Available data —

════

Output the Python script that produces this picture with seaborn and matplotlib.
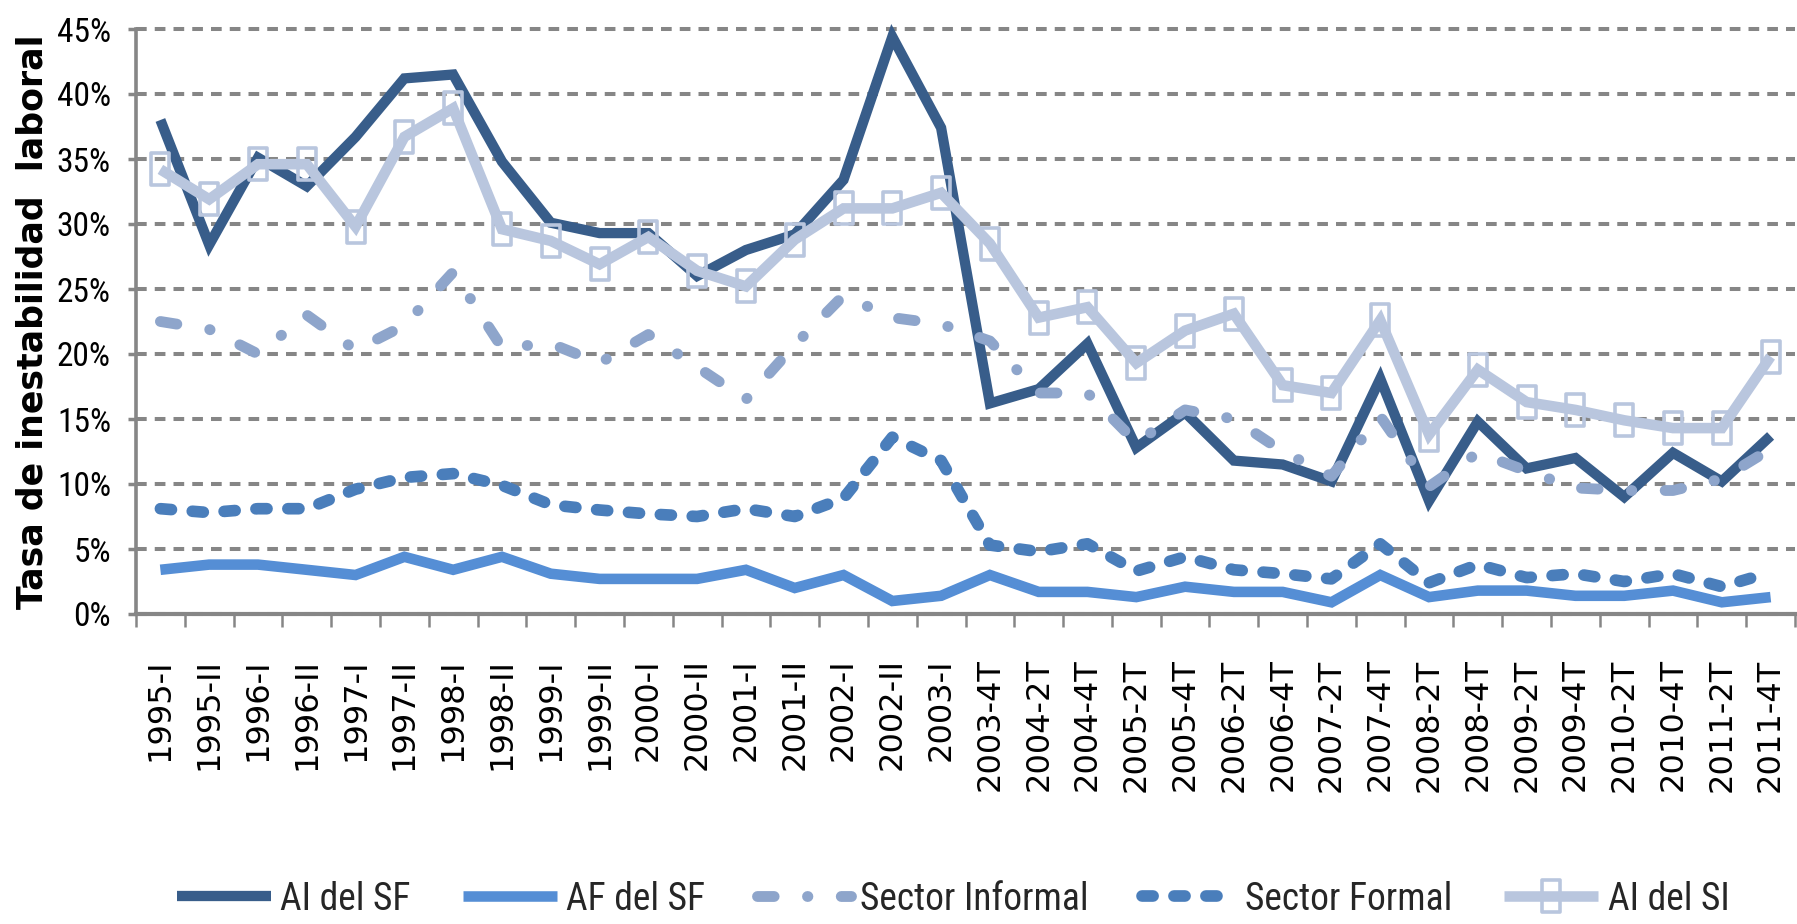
import numpy as np
import pandas as pd
import matplotlib
matplotlib.use("Agg")
import matplotlib.pyplot as plt
from matplotlib import font_manager
from matplotlib.path import Path
from matplotlib.ticker import FuncFormatter, FixedLocator
import seaborn as sns

# ---------------- data ----------------
periods = ["1995-I", "1995-II", "1996-I", "1996-II", "1997-I", "1997-II", "1998-I", "1998-II",
           "1999-I", "1999-II", "2000-I", "2000-II", "2001-I", "2001-II", "2002-I", "2002-II",
           "2003-I", "2003-4T", "2004-2T", "2004-4T", "2005-2T", "2005-4T", "2006-2T", "2006-4T",
           "2007-2T", "2007-4T", "2008-2T", "2008-4T", "2009-2T", "2009-4T", "2010-2T", "2010-4T",
           "2011-2T", "2011-4T"]

ai_sf = [38.0, 28.4, 35.1, 32.9, 36.7, 41.2, 41.5, 34.8, 30.1, 29.3, 29.3, 26.0, 28.0, 29.2, 33.4, 44.4,
         37.4, 16.2, 17.3, 20.8, 12.8, 15.5, 11.8, 11.5, 10.2, 18.1, 8.7, 14.8, 11.2, 12.0, 9.0, 12.4,
         10.2, 13.7]
af_sf = [3.4, 3.8, 3.8, 3.4, 3.0, 4.4, 3.4, 4.4, 3.1, 2.7, 2.7, 2.7, 3.4, 2.0, 3.0, 1.0,
         1.4, 3.0, 1.7, 1.7, 1.3, 2.1, 1.7, 1.7, 0.9, 3.0, 1.3, 1.8, 1.8, 1.4, 1.4, 1.8,
         0.9, 1.3]
sector_informal = [22.5, 21.9, 20.0, 23.0, 20.3, 22.2, 26.3, 20.5, 20.8, 19.3, 21.5, 19.0, 16.5, 20.7, 24.5, 22.8,
                   22.3, 21.0, 17.0, 17.0, 13.2, 15.7, 15.0, 12.5, 10.6, 15.2, 9.8, 12.4, 11.0, 9.7, 9.5, 9.5,
                   10.4, 12.7]
sector_formal = [8.1, 7.8, 8.1, 8.1, 9.6, 10.5, 10.8, 9.9, 8.4, 8.0, 7.7, 7.5, 8.1, 7.5, 8.9, 13.6,
                 11.8, 5.3, 4.8, 5.4, 3.3, 4.4, 3.4, 3.1, 2.7, 5.4, 2.4, 3.8, 2.8, 3.1, 2.5, 3.1,
                 2.1, 3.2]
ai_si = [34.2, 31.9, 34.6, 34.6, 29.8, 36.7, 38.9, 29.6, 28.7, 26.9, 29.0, 26.4, 25.2, 28.8, 31.2, 31.2,
         32.4, 28.5, 22.8, 23.6, 19.3, 21.8, 23.1, 17.6, 17.0, 22.6, 13.8, 18.8, 16.3, 15.7, 14.9, 14.3,
         14.3, 19.8]

series_names = ["AI del SF", "AF del SF", "Sector Informal", "Sector Formal", "AI del SI"]
series_values = [ai_sf, af_sf, sector_informal, sector_formal, ai_si]
y_ticks = [0, 5, 10, 15, 20, 25, 30, 35, 40, 45]
y_label = "Tasa de inestabilidad  laboral"

# ---------------- style ----------------
sns.set_theme(style="white")
names = {f.name for f in font_manager.fontManager.ttflist}
narrow = next((n for n in ["Liberation Sans Narrow", "DejaVu Sans Condensed", "Roboto Condensed",
                           "Open Sans Condensed", "Liberation Sans"] if n in names), "DejaVu Sans")
plt.rcParams["font.family"] = ["DejaVu Sans"]
plt.rcParams["lines.scale_dashes"] = False

GRAY = "#868686"
styles = {
    "AI del SF":       dict(color="#385d8a", lw=7.4, dashes=None, marker=None),
    "AF del SF":       dict(color="#558ed5", lw=7.6, dashes=None, marker=None),
    "Sector Informal": dict(color="#8ea5cb", lw=7.8, dashes=(12.0, 24.0, 0.3, 24.0), marker=None),
    "Sector Formal":   dict(color="#4a7ebb", lw=8.4, dashes=(8.0, 15.0), marker=None),
    "AI del SI":       dict(color="#b9c6de", lw=7.6, dashes=None, marker="rect"),
}

rect = Path([(-0.29, -0.5), (0.29, -0.5), (0.29, 0.5), (-0.29, 0.5), (-0.29, -0.5)],
            [Path.MOVETO, Path.LINETO, Path.LINETO, Path.LINETO, Path.CLOSEPOLY])

fig = plt.figure(figsize=(17.97, 9.24), dpi=100)
fig.subplots_adjust(left=136 / 1797, right=1795 / 1797, top=1 - 29 / 924, bottom=1 - 614 / 924)
ax = fig.add_subplot(111)

pos = np.arange(len(periods))
for name, vals in zip(series_names, series_values):
    df = pd.DataFrame({"pos": pos, "value": vals})
    st = styles[name]
    kw = {}
    if st["marker"] == "rect":
        kw = dict(marker=rect, markersize=23, markerfacecolor="none",
                  markeredgecolor=st["color"], markeredgewidth=2.6)
    sns.lineplot(data=df, x="pos", y="value", ax=ax, color=st["color"], linewidth=st["lw"],
                 errorbar=None, sort=False, label=name, legend=False, **kw)
    ln = ax.lines[-1]
    ln.set_solid_joinstyle("miter")
    ln.set_solid_capstyle("butt")
    if st["dashes"] is not None:
        ln.set_dashes(st["dashes"])
        ln.set_dash_capstyle("round")
        ln.set_dash_joinstyle("round")
    ln.set_clip_on(False)

# axes
ax.set_xlim(-0.5, len(periods) - 0.5)
ax.set_ylim(0, 45)
ax.set_xlabel("")
ax.set_ylabel(y_label, fontsize=25, fontweight="bold", color="black")
ax.yaxis.set_label_coords(-0.052, 0.50)

ax.set_xticks(pos)
ax.set_xticklabels(periods, rotation=90, fontsize=23, color="black")
ax.set_xticks(np.arange(-0.5, len(periods), 1.0), minor=True)
ax.tick_params(axis="x", which="major", length=0, pad=32)
ax.tick_params(axis="x", which="minor", length=9.5, width=1.8, color=GRAY, direction="out", bottom=True)

ax.yaxis.set_major_locator(FixedLocator(y_ticks))
ax.yaxis.set_major_formatter(FuncFormatter(lambda v, p: f"{v:.0f}%"))
ax.tick_params(axis="y", which="major", length=6, width=2.5, color=GRAY, direction="out", left=True, pad=12)
for lab in ax.get_yticklabels():
    lab.set_fontfamily(narrow)
    lab.set_fontsize(24)
    lab.set_color("black")

ax.grid(False)
ax.yaxis.grid(True, color=GRAY, linewidth=2.9, linestyle=(0, (7.7, 5.8)))
for gl in ax.get_ygridlines():
    gl.set_clip_on(False)
ax.set_axisbelow(True)

for s in ["top", "right"]:
    ax.spines[s].set_visible(False)
for s in ["left", "bottom"]:
    ax.spines[s].set_color(GRAY)
ax.spines["left"].set_linewidth(2.6)
ax.spines["bottom"].set_linewidth(3.0)

handles = ax.get_lines()[:len(series_names)]
leg = fig.legend(handles, series_names, loc="center", bbox_to_anchor=(953 / 1797, 1 - 899 / 924),
                 ncol=5, frameon=False, handlelength=2.5, handletextpad=0.25, columnspacing=1.4,
                 prop=font_manager.FontProperties(family=narrow, size=27))

fig.savefig("out.png", dpi=100)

════

Whichever lines contain the string "matplotlib", select and copy them.

Output the Python script that produces this picture with seaborn and matplotlib.
import matplotlib
matplotlib.use("Agg")
import matplotlib.pyplot as plt
from matplotlib import font_manager
from matplotlib.path import Path
from matplotlib.ticker import FuncFormatter, FixedLocator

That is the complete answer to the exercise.